§ **YOUR GOAL**:
Write the data out again, exactly as given.

§ **MATERIAL PROVIDED**:
┄┄┄┄┄┄┄┄┄┄┄┄┄┄┄┄┄┄┄┄

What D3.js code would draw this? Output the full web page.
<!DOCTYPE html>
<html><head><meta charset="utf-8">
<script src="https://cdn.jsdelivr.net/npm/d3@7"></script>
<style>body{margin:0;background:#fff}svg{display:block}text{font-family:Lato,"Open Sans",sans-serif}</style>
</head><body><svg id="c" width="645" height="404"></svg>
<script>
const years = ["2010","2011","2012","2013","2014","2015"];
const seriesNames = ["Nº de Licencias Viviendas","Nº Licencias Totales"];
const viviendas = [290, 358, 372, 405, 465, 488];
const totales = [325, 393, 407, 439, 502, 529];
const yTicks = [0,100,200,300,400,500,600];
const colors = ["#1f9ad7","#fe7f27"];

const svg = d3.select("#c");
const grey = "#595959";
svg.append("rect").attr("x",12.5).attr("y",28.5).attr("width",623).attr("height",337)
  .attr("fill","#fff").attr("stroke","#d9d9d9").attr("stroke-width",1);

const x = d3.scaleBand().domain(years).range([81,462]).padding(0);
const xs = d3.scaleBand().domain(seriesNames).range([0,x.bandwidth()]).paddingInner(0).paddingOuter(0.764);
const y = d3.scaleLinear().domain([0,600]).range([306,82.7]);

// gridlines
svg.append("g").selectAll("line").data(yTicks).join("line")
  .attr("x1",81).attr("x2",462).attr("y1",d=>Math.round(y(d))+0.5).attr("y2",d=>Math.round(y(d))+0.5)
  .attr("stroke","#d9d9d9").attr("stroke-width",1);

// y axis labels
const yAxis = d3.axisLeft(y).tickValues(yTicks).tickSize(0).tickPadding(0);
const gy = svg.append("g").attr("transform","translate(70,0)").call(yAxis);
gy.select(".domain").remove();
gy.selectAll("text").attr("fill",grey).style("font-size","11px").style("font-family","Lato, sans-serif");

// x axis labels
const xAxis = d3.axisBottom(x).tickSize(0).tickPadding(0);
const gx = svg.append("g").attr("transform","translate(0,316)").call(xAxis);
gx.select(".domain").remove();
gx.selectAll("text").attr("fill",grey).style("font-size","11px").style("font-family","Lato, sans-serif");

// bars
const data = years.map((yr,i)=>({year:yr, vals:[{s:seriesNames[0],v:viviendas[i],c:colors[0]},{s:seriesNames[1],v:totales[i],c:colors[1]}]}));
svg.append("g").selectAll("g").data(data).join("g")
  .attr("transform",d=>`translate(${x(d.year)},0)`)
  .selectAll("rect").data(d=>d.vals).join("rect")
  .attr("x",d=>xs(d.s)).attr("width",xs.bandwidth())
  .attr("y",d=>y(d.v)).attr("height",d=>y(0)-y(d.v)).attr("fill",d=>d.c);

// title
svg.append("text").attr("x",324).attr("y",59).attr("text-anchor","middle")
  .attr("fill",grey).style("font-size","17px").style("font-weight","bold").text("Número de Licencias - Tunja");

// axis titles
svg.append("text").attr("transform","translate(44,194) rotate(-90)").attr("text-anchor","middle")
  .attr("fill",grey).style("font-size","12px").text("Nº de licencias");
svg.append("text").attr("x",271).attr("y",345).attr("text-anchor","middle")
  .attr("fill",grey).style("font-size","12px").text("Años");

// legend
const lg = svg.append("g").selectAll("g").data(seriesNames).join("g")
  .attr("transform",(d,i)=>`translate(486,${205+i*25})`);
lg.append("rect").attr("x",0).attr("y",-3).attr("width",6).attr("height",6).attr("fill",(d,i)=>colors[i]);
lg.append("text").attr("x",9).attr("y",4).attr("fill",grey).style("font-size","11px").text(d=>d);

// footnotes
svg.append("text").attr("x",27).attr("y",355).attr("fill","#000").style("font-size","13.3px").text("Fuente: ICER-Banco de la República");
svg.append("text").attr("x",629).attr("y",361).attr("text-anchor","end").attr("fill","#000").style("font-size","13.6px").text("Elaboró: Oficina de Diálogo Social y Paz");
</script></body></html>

┄┄┄┄┄┄┄┄┄┄┄┄┄┄┄┄┄┄┄┄

§ **FINAL RESULT**:
What D3.js code would draw this? Output the full web page.
<!DOCTYPE html>
<html><head><meta charset="utf-8">
<script src="https://cdn.jsdelivr.net/npm/d3@7"></script>
<style>body{margin:0;background:#fff}svg{display:block}text{font-family:Lato,"Open Sans",sans-serif}</style>
</head><body><svg id="c" width="645" height="404"></svg>
<script>
const years = ["2010","2011","2012","2013","2014","2015"];
const seriesNames = ["Nº de Licencias Viviendas","Nº Licencias Totales"];
const viviendas = [290, 358, 372, 405, 465, 488];
const totales = [325, 393, 407, 439, 502, 529];
const yTicks = [0,100,200,300,400,500,600];
const colors = ["#1f9ad7","#fe7f27"];

const svg = d3.select("#c");
const grey = "#595959";
svg.append("rect").attr("x",12.5).attr("y",28.5).attr("width",623).attr("height",337)
  .attr("fill","#fff").attr("stroke","#d9d9d9").attr("stroke-width",1);

const x = d3.scaleBand().domain(years).range([81,462]).padding(0);
const xs = d3.scaleBand().domain(seriesNames).range([0,x.bandwidth()]).paddingInner(0).paddingOuter(0.764);
const y = d3.scaleLinear().domain([0,600]).range([306,82.7]);

// gridlines
svg.append("g").selectAll("line").data(yTicks).join("line")
  .attr("x1",81).attr("x2",462).attr("y1",d=>Math.round(y(d))+0.5).attr("y2",d=>Math.round(y(d))+0.5)
  .attr("stroke","#d9d9d9").attr("stroke-width",1);

// y axis labels
const yAxis = d3.axisLeft(y).tickValues(yTicks).tickSize(0).tickPadding(0);
const gy = svg.append("g").attr("transform","translate(70,0)").call(yAxis);
gy.select(".domain").remove();
gy.selectAll("text").attr("fill",grey).style("font-size","11px").style("font-family","Lato, sans-serif");

// x axis labels
const xAxis = d3.axisBottom(x).tickSize(0).tickPadding(0);
const gx = svg.append("g").attr("transform","translate(0,316)").call(xAxis);
gx.select(".domain").remove();
gx.selectAll("text").attr("fill",grey).style("font-size","11px").style("font-family","Lato, sans-serif");

// bars
const data = years.map((yr,i)=>({year:yr, vals:[{s:seriesNames[0],v:viviendas[i],c:colors[0]},{s:seriesNames[1],v:totales[i],c:colors[1]}]}));
svg.append("g").selectAll("g").data(data).join("g")
  .attr("transform",d=>`translate(${x(d.year)},0)`)
  .selectAll("rect").data(d=>d.vals).join("rect")
  .attr("x",d=>xs(d.s)).attr("width",xs.bandwidth())
  .attr("y",d=>y(d.v)).attr("height",d=>y(0)-y(d.v)).attr("fill",d=>d.c);

// title
svg.append("text").attr("x",324).attr("y",59).attr("text-anchor","middle")
  .attr("fill",grey).style("font-size","17px").style("font-weight","bold").text("Número de Licencias - Tunja");

// axis titles
svg.append("text").attr("transform","translate(44,194) rotate(-90)").attr("text-anchor","middle")
  .attr("fill",grey).style("font-size","12px").text("Nº de licencias");
svg.append("text").attr("x",271).attr("y",345).attr("text-anchor","middle")
  .attr("fill",grey).style("font-size","12px").text("Años");

// legend
const lg = svg.append("g").selectAll("g").data(seriesNames).join("g")
  .attr("transform",(d,i)=>`translate(486,${205+i*25})`);
lg.append("rect").attr("x",0).attr("y",-3).attr("width",6).attr("height",6).attr("fill",(d,i)=>colors[i]);
lg.append("text").attr("x",9).attr("y",4).attr("fill",grey).style("font-size","11px").text(d=>d);

// footnotes
svg.append("text").attr("x",27).attr("y",355).attr("fill","#000").style("font-size","13.3px").text("Fuente: ICER-Banco de la República");
svg.append("text").attr("x",629).attr("y",361).attr("text-anchor","end").attr("fill","#000").style("font-size","13.6px").text("Elaboró: Oficina de Diálogo Social y Paz");
</script></body></html>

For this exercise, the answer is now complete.